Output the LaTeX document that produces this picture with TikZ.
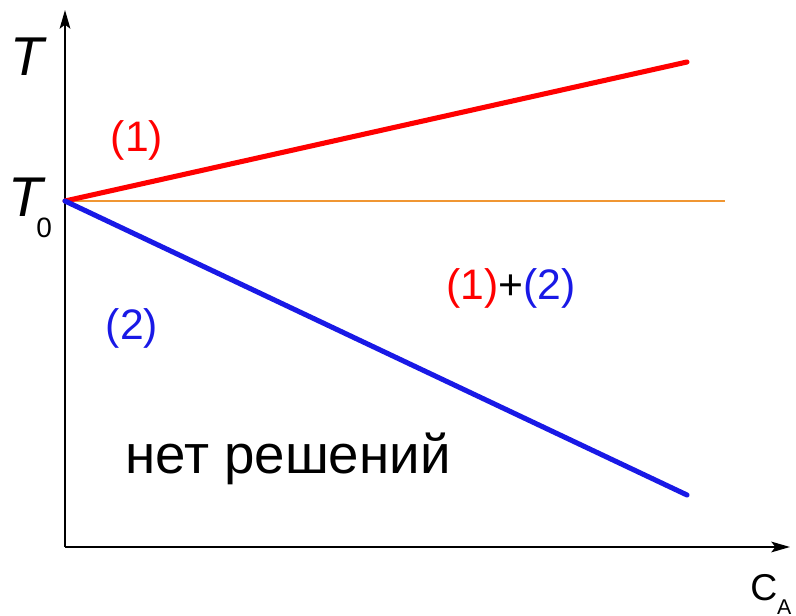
\documentclass[tikz,border=0pt]{standalone}
\usepackage{fontspec}
\setmainfont{Liberation Sans}
\usetikzlibrary{arrows.meta}
\definecolor{lineorange}{RGB}{240,150,50}
\definecolor{lineblue}{RGB}{25,25,230}

\begin{document}
\begin{tikzpicture}[x=0.75pt, y=-0.75pt]

    % Fix the frame to the reference size
    \useasboundingbox (0,0) rectangle (796,616);

    % Origin, axis ends and the common starting point
    \coordinate (O) at (65,547);
    \coordinate (Ytop) at (65,10);
    \coordinate (Xend) at (790,547);
    \coordinate (P) at (65,201);
    \coordinate (R) at (687,62);
    \coordinate (B) at (687,495);
    \coordinate (H) at (725,201);

    % Axes
    \draw[line width=1.5pt, -{Stealth[length=14pt, width=8pt, inset=3pt]}] (O) -- (Ytop);
    \draw[line width=1.5pt, -{Stealth[length=14pt, width=8pt, inset=3pt]}] (O) -- (Xend);

    % Horizontal level T0
    \draw[lineorange, line width=1.5pt] (P) -- (H);

    % The two boundary lines
    \draw[red, line width=3.8pt, line cap=round] (P) -- (R);
    \draw[lineblue, line width=3.8pt, line cap=round] (P) -- (B);

    % Axis labels
    \node[anchor=base west, inner sep=0pt] (Tlab) at (10,76) {\fontsize{41}{41}\selectfont\itshape T};
    \node[anchor=base west, inner sep=0pt] (T0lab) at (8,217) {\fontsize{42}{42}\selectfont\itshape T\kern-4.5pt\raisebox{-15.5pt}{\fontsize{21}{21}\selectfont\upshape 0}};
    \node[anchor=base west, inner sep=0pt] (Clab) at (750,600) {\fontsize{28}{28}\selectfont C\raisebox{-11.2pt}{\fontsize{16}{16}\selectfont A}};

    % Region labels
    \node[red] (one) at (137,140) {\fontsize{32}{32}\selectfont (1)};
    \node[lineblue] (two) at (132,328) {\fontsize{32}{32}\selectfont (2)};
    \node (both) at (511,288) {\fontsize{32}{32}\selectfont\textcolor{red}{(1)}+\textcolor{lineblue}{(2)}};
    \node[anchor=base] (none) at (288,473) {\fontsize{41}{41}\selectfont нет решений};
\end{tikzpicture}
\end{document}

_SET PROBLEM_
Write out again, exactly, the lines from the start of the listing up to the line containing "cap=round] (P) -- (B);", with both ends and without pictures.

_FINAL RESULT_
Output the LaTeX document that produces this picture with TikZ.
\documentclass[tikz,border=0pt]{standalone}
\usepackage{fontspec}
\setmainfont{Liberation Sans}
\usetikzlibrary{arrows.meta}
\definecolor{lineorange}{RGB}{240,150,50}
\definecolor{lineblue}{RGB}{25,25,230}

\begin{document}
\begin{tikzpicture}[x=0.75pt, y=-0.75pt]

    % Fix the frame to the reference size
    \useasboundingbox (0,0) rectangle (796,616);

    % Origin, axis ends and the common starting point
    \coordinate (O) at (65,547);
    \coordinate (Ytop) at (65,10);
    \coordinate (Xend) at (790,547);
    \coordinate (P) at (65,201);
    \coordinate (R) at (687,62);
    \coordinate (B) at (687,495);
    \coordinate (H) at (725,201);

    % Axes
    \draw[line width=1.5pt, -{Stealth[length=14pt, width=8pt, inset=3pt]}] (O) -- (Ytop);
    \draw[line width=1.5pt, -{Stealth[length=14pt, width=8pt, inset=3pt]}] (O) -- (Xend);

    % Horizontal level T0
    \draw[lineorange, line width=1.5pt] (P) -- (H);

    % The two boundary lines
    \draw[red, line width=3.8pt, line cap=round] (P) -- (R);
    \draw[lineblue, line width=3.8pt, line cap=round] (P) -- (B);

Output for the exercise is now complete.